June 3, 2013 • Featured

Fuel efficiency, reduced running cost and lower CO2 emissions are just some of the economical improvements car buyers could expect from the new VF Commodore.

Holden VF Commodore SS V sedan front exterior (Red Hot) and Holden Cruze SRi front exterior (Red Hot)

Holden VF Commodore SS V sedan front exterior (Red Hot) and Holden Cruze SRi front exterior (Red Hot)

With the help of the Australian Government’s $39.8 million Green Car Innovation Fund (GCIF), Holden was able to add a range of advanced fuel economy enablers to their latest offering, including the aluminium componentry, electric power steering and aerodynamic improvements.

“Our aim with VF was to achieve the best-ever fuel economy performance for Commodore. We also wanted to make this the best-equipped, most technologically-advanced Commodore which means more equipment and more weight,” said Holden’s VF Lead Development Engineer, Andrew Howell, in a media release from the company.

“The fact that we’ve delivered a vehicle that’s packed with the high-tech features yet still manages to offer remarkable gains in fuel economy is a tribute to the depth of engineering and design talent we have here at Holden.”

“Our teams focused on the ‘big three’ fuel economy enablers – increased aerodynamic efficiency, mass reduction and the introduction of electric power steering.”

Light-weighting initiatives was one of the major focus of Holden’s VF engineers in order to boost fuel efficiency.

“We applied multiple mass reduction and optimisation measures across all engineering and design elements of the car. Together they reaped big rewards in real world fuel savings – and at the same time the drive character, structural strength and safety performance was made better than ever,” said Howell.

Engineers were able to deliver a total net weight reduction of 43kg—a total of 72.5kg of mass was removed from the car but an extra 29.5kg in improved features, including the fuel-saving Electric Power Steering rack and higher standard equipment were added.

Holden also made the switch to aluminum boot lid and bonnet manufactured by plants in Australia.

New panels are made in the automotive manufacturing plant of Hirotec located in Adelaide. According to Howell they are 30 percent lighter but are just as sturdy as their steel equivalents.

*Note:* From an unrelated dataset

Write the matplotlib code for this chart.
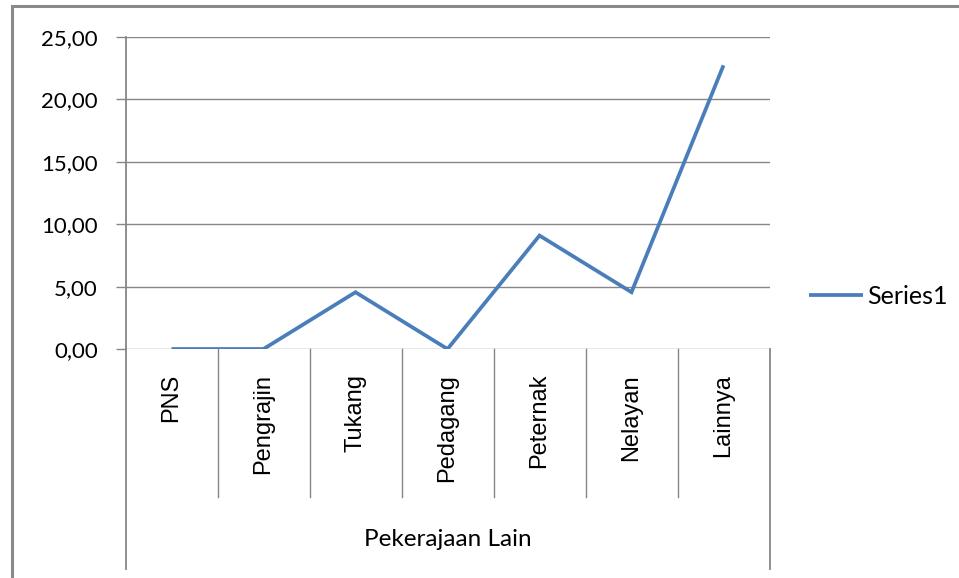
import matplotlib
matplotlib.use("Agg")
import matplotlib.pyplot as plt
from matplotlib.patches import Rectangle
from matplotlib.lines import Line2D
import matplotlib.transforms as mtransforms

categories = ["PNS", "Pengrajin", "Tukang", "Pedagang", "Peternak", "Nelayan", "Lainnya"]
values = [0.0, 0.0, 4.55, 0.0, 9.09, 4.55, 22.73]
yticks = [0, 5, 10, 15, 20, 25]
ytick_labels = ["0,00", "5,00", "10,00", "15,00", "20,00", "25,00"]
group_label = "Pekerajaan Lain"
series_name = "Series1"

W, H = 959, 578
fig = plt.figure(figsize=(W / 100, H / 100), dpi=100)
fig.patch.set_facecolor("white")

L, R, T, B = 125.5, 769.5, 37, 349
ax = fig.add_axes([L / W, 1 - B / H, (R - L) / W, (B - T) / H])
ax.set_xlim(0, len(categories))
ax.set_ylim(0, 25)

grid_c = "#868686"
for yv in yticks:
    ax.axhline(yv, color=grid_c, lw=1.0, zorder=1)

xs = [i + 0.5 for i in range(len(categories))]
line, = ax.plot(xs, values, color="#4A7EBB", lw=2.7, solid_capstyle="butt",
                solid_joinstyle="miter", zorder=3, label=series_name)

for s in ["top", "right", "bottom"]:
    ax.spines[s].set_visible(False)
ax.spines["left"].set_color(grid_c)
ax.spines["left"].set_linewidth(1.3)
ax.set_xticks([])
ax.set_yticks(yticks)
ax.set_yticklabels(ytick_labels, fontsize=16, family=["Lato", "DejaVu Sans"])
ax.tick_params(axis="y", direction="out", length=7, width=1, color=grid_c, pad=13)

# category separators below axis
ph = B - T
trans = mtransforms.blended_transform_factory(ax.transData, ax.transAxes)
for i in range(1, len(categories)):
    ax.add_line(Line2D([i, i], [0, -(497 - B) / ph], transform=trans,
                       color=grid_c, lw=1.0, clip_on=False))
for xv in [0, len(categories)]:
    ax.add_line(Line2D([xv, xv], [0, -(569 - B) / ph], transform=trans,
                       color=grid_c, lw=1.3, clip_on=False))

for xv, c in zip(xs, categories):
    ax.text(xv, -(374 - B) / ph, c, transform=trans, rotation=90, ha="center", va="top",
            fontsize=17, family=["Liberation Sans", "DejaVu Sans"], color="black")

ax.text(len(categories) / 2, -(540 - B) / ph, group_label, transform=trans,
        ha="center", va="center", fontsize=17.5, family=["Lato", "DejaVu Sans"])

leg = ax.legend(handles=[line], loc="center left", bbox_to_anchor=(809 / W, 1 - 296 / H),
                bbox_transform=fig.transFigure, frameon=False, handlelength=2.16,
                handletextpad=0.16, borderpad=0, borderaxespad=0,
                prop={"family": ["Lato", "DejaVu Sans"], "size": 18})

fig.patches.append(Rectangle((11.5 / W, -0.1), 1.2, 1.1 - 6.5 / H,
                             transform=fig.transFigure, fill=False,
                             edgecolor="#898989", lw=2.2))

fig.savefig("out.png", dpi=100)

“This is a huge mass saving and means we can  support the bonnet with a single gas strut,” shared Howell. “Commodore also uses a light-weight aluminium instrument panel beam, made by Diver Industries in Melbourne. Again it’s stiffer and just as strong as the steel support it replaces, but also brings refinement benefits, with reductions in noise and vibration.”

Aside from funding the improvements made to the VF Commodore, the GCIF also facilitated the introduction of GM’s Global A electrical architecture to the car. The new electrical interface allowed Holden engineers to launch several advanced driver assistance, safety and user features—a first for an Australian-made car.

“When it comes to safety, Holden is committed to providing protection before, during and after a collision, but the best scenario is to avoid that collision in the first place. Much of the new technology we’ve added is designed to help drivers do just that – to prevent an accident from happening,” said Holden Director of Electrical Engineering, Jo Markham.

VF has more advanced-technology features than any vehicle in Australian automotive history, according to Holden, making it “the most technologically advanced car ever created in Australia.”